Rent growth continues upward trajectory

National in-place rents for industrial space averaged $6.47 per square foot in April, according to CommercialEdge. Thanks to the sector’s buoyant supply-demand fundamentals, average rents increased by 440 basis points year-over-year yet remained unchanged from the prior month. Rent growth throughout the last year was led St. Louis (7.4 percent increase), followed closely by four California markets: Central Valley (7.0 percent), Los Angeles (6.6 percent), the Inland Empire (6.3 percent), and Orange County (5.7 percent).
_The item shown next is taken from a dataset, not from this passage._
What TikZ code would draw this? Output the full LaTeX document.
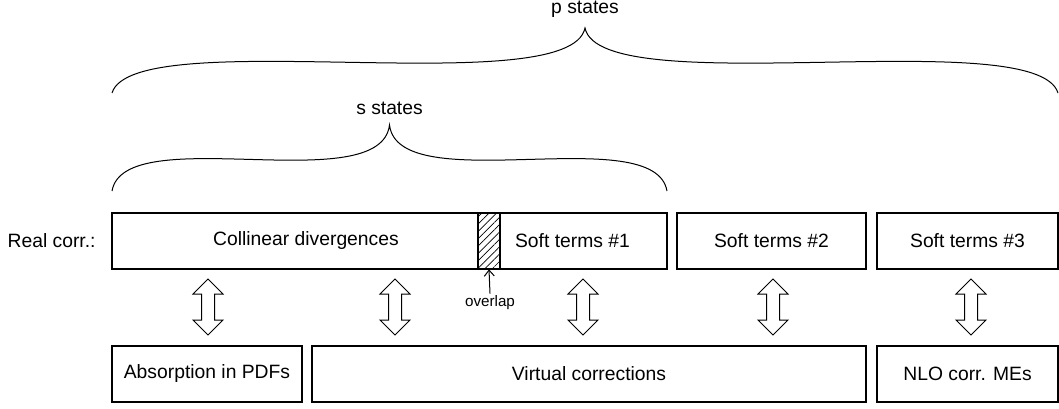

On the other side of the spectrum, Houston (1.2 percent), Columbus (2.0 percent), Memphis and Chicago (2.3 percent both) fared the worst.

Nationwide, industrial market vacancy clocked in at 5.0 percent in April, unchanged from the previous month and down 120 basis points when compared to January 2021. Coastal markets continue to have the tightest vacancies, with the Inland Empire (0.8 percent), Los Angeles (2.1 percent), New Jersey (2.8 percent), Central Valley (2.9 percent) and Miami (3.0 percent) leading the way in this aspect. Meanwhile, Midwestern logistic hubs such as Indianapolis (2.1 percent) and Columbus (2.3 percent) also posted vacancies below the 3 percent mark.